The chances of an Indian woman being raped have nearly doubled over
the past two decades, but the probability of conviction has declined by a third, according to data from the National Crime Records Bureau (NCRB).
The message is clear: India is a dangerous place for women. From the khap-dominated Haryana to "progressive" Bengal, rape is a grim reality in India with triggers that are as diverse as the socio-economic and cultural fabric of the country.
Every 20 minutes, a woman is raped in India. Every third victim of rape is a child, according to 2011 figures from the NCRB. The accused is convicted in only one of every four cases where trial is completed, often stretched over several years.
Worse, pendency of rape cases in trial courts has increased from 78% to 83% over the past two decades.Madhya Pradesh topped the list among the states with the highest number of reported rape cases last year.
Haryana reported at least a dozen rapes in the past month - a spurt that prompted Congress president Sonia Gandhi to rush to Jind where a Dalit girl burnt herself to death after being gang-raped.
Beyond the numbers
The NCRB numbers capture only those cases that are reported to police, but officials agree that many rapes go unreported due to social stigma.
Also, "it is quite possible that the police, in some places, discourage victims from pressing charges," said a senior police officer who didn't want to be named.
That might be an understatement. It took the police days to register a case when another victim of rape in Haryana's Jind district complained
last month. She had been gang-raped and an MMS of the crime was in circulation.
"The space for corruption for the police is immense.
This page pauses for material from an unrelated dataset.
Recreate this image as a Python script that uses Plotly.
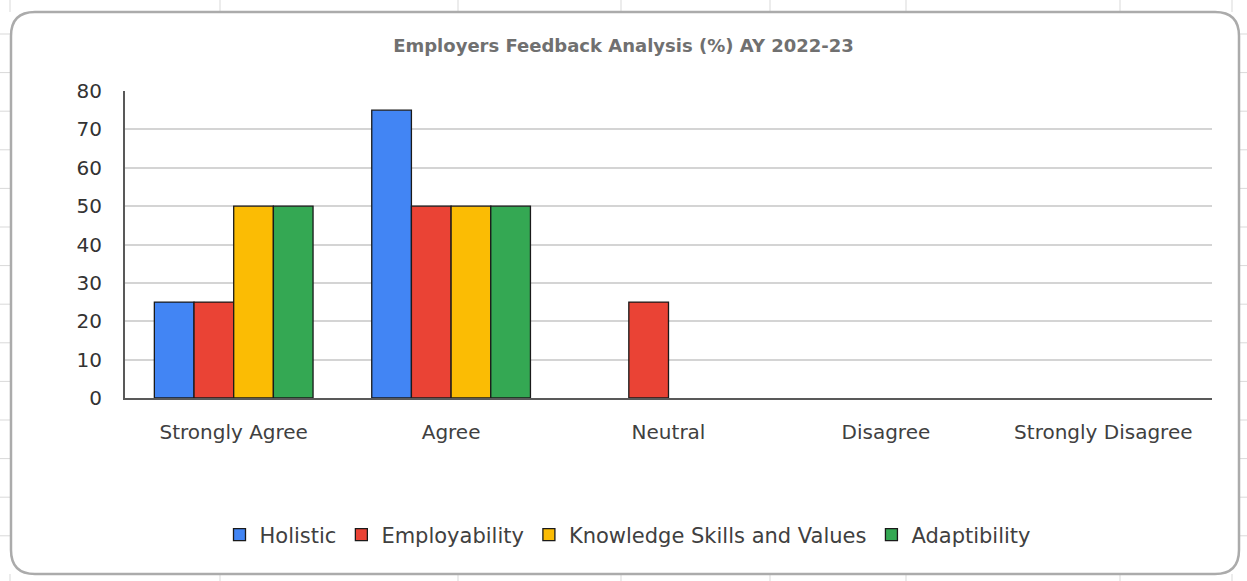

Parents are pressured by the rapists' family to settle. The police also make them feel nothing will come out of it," said Jagmati Sangwan, director, women's studies, MDU University, Rohtak. Investigators don't do a good job of collecting and preserving the evidence, she added.
The result: more people are let off the hook today by the courts than a decade or two earlier. For instance, 41% cases ended up in a conviction in 1990. Within 10 years, this dropped to around 30% by 2000. Last year, for every 1 person sentenced to jail, 3 walked away scot-free.
Court verdicts, too, don't come quick. According to the NCRB, out of 1.27 lakh rape accused facing trial in courts in 2011, the courts pronounced a verdict in case of 21,489 suspects. At this rate, what hope for justice and the clearing of backlog cases?